Where Veselinovic does lead Cornelius is in interrupting, however, as that does show that he knows how to disrupt attacks, which is always an important skill for defenders to have, and considering his interception and block numbers, maybe it shouldn’t be a surprise to see him do well there. 

Ultimately, it does seem like Cornelius does hold the edge from an overall standpoint, but Veselinovic’s ability to get in between the ball and his net cannot be understated, and the difference between these two isn’t all that big. 

Looking Forward

So when considering these numbers, there are some interesting takeaways from this exercise. 

All things considered, there isn’t all that much that separates these two defenders, but Cornelius does hold an edge in most numbers, giving him an edge in this battle. 

When you also factor in his left-footedness, which allows Erik Godoy to play at right centre  back, which is more of his preferred position, that also does have to put him ahead of Veselinovic in the pecking order. 

Playing Veselinovic over Cornelius isn’t necessarily costing the team points, or making them a significantly worse team, but considering the Serbian’s struggles at limiting his individual errors as of late, something that doesn’t show up it the stats, you do have to wonder why Cornelius hasn’t played more, especially when you look at his statistical profile. 

While playing Veselinovic is certainly something that could pay off in the long-term, when it comes to winning games right now, Cornelius currently helps the ‘Caps win more games, and should hold an inside claim to a starting spot until Veselinovic proves otherwise. 

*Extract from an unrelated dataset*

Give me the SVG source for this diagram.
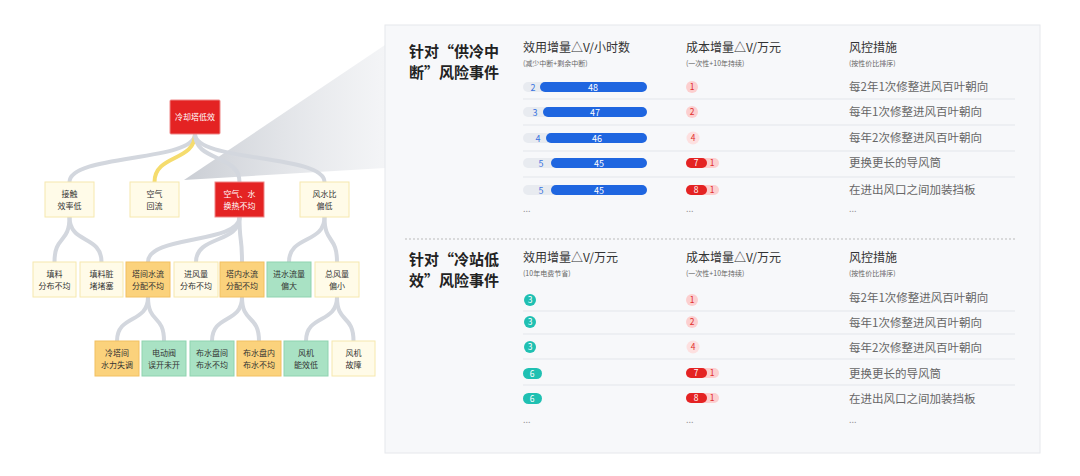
<svg xmlns="http://www.w3.org/2000/svg" width="1080" height="476" viewBox="0 0 1080 476">
<defs>
<linearGradient id="wg" x1="0" y1="0" x2="1" y2="0"><stop offset="0" stop-color="#c4c8cf" stop-opacity="0.9"/><stop offset="1" stop-color="#e8eaee" stop-opacity="0.5"/></linearGradient>
<style>
text{font-family:"Noto Sans CJK SC",sans-serif}
.c{fill:none;stroke:#d3d7de;stroke-width:4;stroke-linecap:round}
.cy{fill:none;stroke:#f5dc6e;stroke-width:4;stroke-linecap:round}
.pale{fill:#fffbe8;stroke:#f6e8ae;stroke-width:1}
.red{fill:#e42323;stroke:#e88;stroke-width:1}
.org{fill:#fbd27c;stroke:#f2c060;stroke-width:1}
.grn{fill:#a9e2c4;stroke:#8fd3b0;stroke-width:1}
.nt{font-size:8px;fill:#333;text-anchor:middle}
.nw{font-size:8px;fill:#fff;text-anchor:middle}
.ttl{font-size:15px;font-weight:bold;fill:#222}
.hd{font-size:12px;fill:#333}
.sub{font-size:7px;fill:#666}
.ms{font-size:11.5px;fill:#666}
.dv{stroke:#e3e6eb;stroke-width:1}
.dot{font-size:9px;fill:#999}
.bl{fill:#1f66e0}
.blt{font-size:9px;fill:#fff;text-anchor:middle}
.bn{font-size:9px;fill:#3a74e0;text-anchor:middle}
.pk{fill:#fccfcf}
.pk2{fill:#fde0e0}
.rd{fill:#e42323}
.rt{font-size:8.5px;fill:#e03030;text-anchor:middle}
.wt{font-size:8.5px;fill:#fff;text-anchor:middle}
.tl{fill:#1fc0b2}
</style>
</defs>
<rect width="1080" height="476" fill="#fff"/>
<polygon points="184,180 385,45 385,168" fill="url(#wg)"/>
<g id="connectors">
<path class="c" d="M195,134 C195,162 69.5,154 69.5,182"/>
<path class="cy" d="M195,134 C195,162 154.5,154 154.5,182"/>
<path class="c" d="M195,134 C195,162 239.5,154 239.5,182"/>
<path class="c" d="M195,134 C195,162 324.5,154 324.5,182"/>
<path class="c" d="M69.5,217 C69.5,244 54.5,235 54.5,262"/>
<path class="c" d="M69.5,217 C69.5,244 101.5,235 101.5,262"/>
<path class="c" d="M239.5,217 C239.5,244 148,235 148,262"/>
<path class="c" d="M239.5,217 C239.5,244 196,235 196,262"/>
<path class="c" d="M239.5,217 C239.5,244 242,235 242,262"/>
<path class="c" d="M324.5,217 C324.5,244 289,235 289,262"/>
<path class="c" d="M324.5,217 C324.5,244 337,235 337,262"/>
<path class="c" d="M148,297 C148,324 117,314 117,341"/>
<path class="c" d="M148,297 C148,324 164,314 164,341"/>
<path class="c" d="M242,297 C242,324 212,314 212,341"/>
<path class="c" d="M242,297 C242,324 259,314 259,341"/>
<path class="c" d="M337,297 C337,324 306,314 306,341"/>
<path class="c" d="M337,297 C337,324 353.5,314 353.5,341"/>
</g>
<g id="n-root"><rect class="red" x="170" y="100" width="50" height="34" rx="1"/><text class="nw" x="195" y="120">冷却塔低效</text></g>
<g id="n-a"><rect class="pale" x="45" y="182" width="49" height="35"/><text class="nt" x="69.5" y="197">接触</text><text class="nt" x="69.5" y="209">效率低</text></g>
<g id="n-b"><rect class="pale" x="130" y="182" width="49" height="35"/><text class="nt" x="154.5" y="197">空气</text><text class="nt" x="154.5" y="209">回流</text></g>
<g id="n-c"><rect class="red" x="215" y="182" width="49" height="35"/><text class="nw" x="239.5" y="197">空气、水</text><text class="nw" x="239.5" y="209">换热不均</text></g>
<g id="n-d"><rect class="pale" x="300" y="182" width="49" height="35"/><text class="nt" x="324.5" y="197">风水比</text><text class="nt" x="324.5" y="209">偏低</text></g>
<g id="n-a1"><rect class="pale" x="33" y="262" width="43" height="35"/><text class="nt" x="54.5" y="277">填料</text><text class="nt" x="54.5" y="289">分布不均</text></g>
<g id="n-a2"><rect class="pale" x="80" y="262" width="43" height="35"/><text class="nt" x="101.5" y="277">填料脏</text><text class="nt" x="101.5" y="289">堵堵塞</text></g>
<g id="n-c1"><rect class="org" x="126" y="262" width="44" height="35"/><text class="nt" x="148" y="277">塔间水流</text><text class="nt" x="148" y="289">分配不均</text></g>
<g id="n-c2"><rect class="pale" x="174" y="262" width="44" height="35"/><text class="nt" x="196" y="277">进风量</text><text class="nt" x="196" y="289">分布不均</text></g>
<g id="n-c3"><rect class="org" x="220" y="262" width="44" height="35"/><text class="nt" x="242" y="277">塔内水流</text><text class="nt" x="242" y="289">分配不均</text></g>
<g id="n-d1"><rect class="grn" x="267" y="262" width="44" height="35"/><text class="nt" x="289" y="277">进水流量</text><text class="nt" x="289" y="289">偏大</text></g>
<g id="n-d2"><rect class="pale" x="315" y="262" width="44" height="35"/><text class="nt" x="337" y="277">总风量</text><text class="nt" x="337" y="289">偏小</text></g>
<g id="n-e1"><rect class="org" x="95" y="341" width="44" height="35"/><text class="nt" x="117" y="356">冷塔间</text><text class="nt" x="117" y="368">水力失调</text></g>
<g id="n-e2"><rect class="grn" x="142" y="341" width="44" height="35"/><text class="nt" x="164" y="356">电动阀</text><text class="nt" x="164" y="368">误开未开</text></g>
<g id="n-e3"><rect class="grn" x="190" y="341" width="44" height="35"/><text class="nt" x="212" y="356">布水盘间</text><text class="nt" x="212" y="368">布水不均</text></g>
<g id="n-e4"><rect class="org" x="237" y="341" width="44" height="35"/><text class="nt" x="259" y="356">布水盘内</text><text class="nt" x="259" y="368">布水不均</text></g>
<g id="n-e5"><rect class="grn" x="284" y="341" width="44" height="35"/><text class="nt" x="306" y="356">风机</text><text class="nt" x="306" y="368">能效低</text></g>
<g id="n-e6"><rect class="pale" x="332" y="341" width="43" height="35"/><text class="nt" x="353.5" y="356">风机</text><text class="nt" x="353.5" y="368">故障</text></g>

<g id="panel">
<rect x="385" y="25" width="655" height="428" fill="#f7f8fa" stroke="#e6e8ec"/>
<line x1="405" y1="239" x2="1015" y2="239" stroke="#bbb" stroke-dasharray="2,2"/>
</g>
<g id="sec1">
<text class="ttl" x="409" y="57">针对“供冷中</text><text class="ttl" x="409" y="78">断”风险事件</text>
<text class="hd" x="523" y="52">效用增量△V/小时数</text><text class="sub" x="523" y="66">(减少中断+剩余中断)</text>
<text class="hd" x="686" y="52">成本增量△V/万元</text><text class="sub" x="686" y="66">(一次性+10年持续)</text>
<text class="hd" x="849" y="52">风控措施</text><text class="sub" x="849" y="66">(按性价比排序)</text>
<line class="dv" x1="523" y1="99" x2="1015" y2="99"/><line class="dv" x1="523" y1="125" x2="1015" y2="125"/><line class="dv" x1="523" y1="151" x2="1015" y2="151"/><line class="dv" x1="523" y1="177" x2="1015" y2="177"/>
<rect x="523" y="82" width="40" height="10" rx="5" fill="#e8ebf0"/><rect class="bl" x="540" y="82" width="107" height="10" rx="5"/><text class="bn" x="533" y="90.5">2</text><text class="blt" x="593" y="90.5">48</text>
<rect x="523" y="107" width="40" height="10" rx="5" fill="#e8ebf0"/><rect class="bl" x="543" y="107" width="104" height="10" rx="5"/><text class="bn" x="535" y="115.5">3</text><text class="blt" x="595" y="115.5">47</text>
<rect x="523" y="133" width="40" height="10" rx="5" fill="#e8ebf0"/><rect class="bl" x="546" y="133" width="101" height="10" rx="5"/><text class="bn" x="538" y="141.5">4</text><text class="blt" x="597" y="141.5">46</text>
<rect x="523" y="158" width="40" height="10" rx="5" fill="#e8ebf0"/><rect class="bl" x="551" y="158" width="96" height="10" rx="5"/><text class="bn" x="541" y="166.5">5</text><text class="blt" x="599" y="166.5">45</text>
<rect x="523" y="185" width="40" height="10" rx="5" fill="#e8ebf0"/><rect class="bl" x="551" y="185" width="96" height="10" rx="5"/><text class="bn" x="541" y="193.5">5</text><text class="blt" x="599" y="193.5">45</text>
<circle class="pk" cx="692" cy="87" r="6"/><text class="rt" x="692" y="90">1</text>
<circle class="pk" cx="692" cy="112" r="6"/><text class="rt" x="692" y="115">2</text>
<circle class="pk2" cx="693" cy="138" r="6.5"/><text class="rt" x="693" y="141">4</text>
<rect class="pk" x="686" y="158" width="33" height="10" rx="5"/><rect class="rd" x="686" y="158" width="21" height="10" rx="5"/><text class="wt" x="696" y="166">7</text><text class="rt" x="712" y="166">1</text>
<rect class="pk" x="686" y="185" width="33" height="10" rx="5"/><rect class="rd" x="686" y="185" width="21" height="10" rx="5"/><text class="wt" x="696" y="193">8</text><text class="rt" x="712" y="193">1</text>
<text class="ms" x="849" y="91">每2年1次修整进风百叶朝向</text>
<text class="ms" x="849" y="116">每年1次修整进风百叶朝向</text>
<text class="ms" x="849" y="142">每年2次修整进风百叶朝向</text>
<text class="ms" x="849" y="167">更换更长的导风筒</text>
<text class="ms" x="849" y="194">在进出风口之间加装挡板</text>
<text class="dot" x="523" y="212">...</text><text class="dot" x="686" y="212">...</text><text class="dot" x="849" y="212">...</text>
</g>
<g id="sec2">
<text class="ttl" x="409" y="265">针对“冷站低</text><text class="ttl" x="409" y="286">效”风险事件</text>
<text class="hd" x="523" y="262">效用增量△V/万元</text><text class="sub" x="523" y="276">(10年电费节省)</text>
<text class="hd" x="686" y="262">成本增量△V/万元</text><text class="sub" x="686" y="276">(一次性+10年持续)</text>
<text class="hd" x="849" y="262">风控措施</text><text class="sub" x="849" y="276">(按性价比排序)</text>
<line class="dv" x1="523" y1="311" x2="1015" y2="311"/><line class="dv" x1="523" y1="334" x2="1015" y2="334"/><line class="dv" x1="523" y1="359" x2="1015" y2="359"/><line class="dv" x1="523" y1="385" x2="1015" y2="385"/>
<circle class="tl" cx="530" cy="300" r="6"/><text class="wt" x="530" y="303">3</text>
<circle class="tl" cx="530" cy="322" r="6"/><text class="wt" x="530" y="325">3</text>
<circle class="tl" cx="530" cy="347" r="6"/><text class="wt" x="530" y="350">3</text>
<rect class="tl" x="523" y="368" width="19" height="11" rx="5.5"/><text class="wt" x="532" y="376.5">6</text>
<rect class="tl" x="523" y="393" width="19" height="11" rx="5.5"/><text class="wt" x="532" y="401.5">6</text>
<circle class="pk" cx="692" cy="300" r="6"/><text class="rt" x="692" y="303">1</text>
<circle class="pk" cx="692" cy="322" r="6"/><text class="rt" x="692" y="325">2</text>
<circle class="pk2" cx="693" cy="347" r="6.5"/><text class="rt" x="693" y="350">4</text>
<rect class="pk" x="686" y="368" width="33" height="10" rx="5"/><rect class="rd" x="686" y="368" width="21" height="10" rx="5"/><text class="wt" x="696" y="376">7</text><text class="rt" x="712" y="376">1</text>
<rect class="pk" x="686" y="393" width="33" height="10" rx="5"/><rect class="rd" x="686" y="393" width="21" height="10" rx="5"/><text class="wt" x="696" y="401">8</text><text class="rt" x="712" y="401">1</text>
<text class="ms" x="849" y="302">每2年1次修整进风百叶朝向</text>
<text class="ms" x="849" y="327">每年1次修整进风百叶朝向</text>
<text class="ms" x="849" y="352">每年2次修整进风百叶朝向</text>
<text class="ms" x="849" y="378">更换更长的导风筒</text>
<text class="ms" x="849" y="403">在进出风口之间加装挡板</text>
<text class="dot" x="523" y="423">...</text><text class="dot" x="686" y="423">...</text><text class="dot" x="849" y="423">...</text>
</g>
</svg>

So heading into the last 2 games of the season and beyond, it’ll be interesting to see what Dos Santos and the ‘Caps decide to do. 

There’s no easy decision, but when looking at the numbers, Cornelius seems to be the guy to go with, especially when you see how he pairs up with the ‘Caps defensive rock, Godoy. 

Ultimately, as the ‘Caps plan to compete in MLS, how they line up their defence will be important, so it’ll be a decision that may shape that plan long-term, especially depending on how these players progress long-term.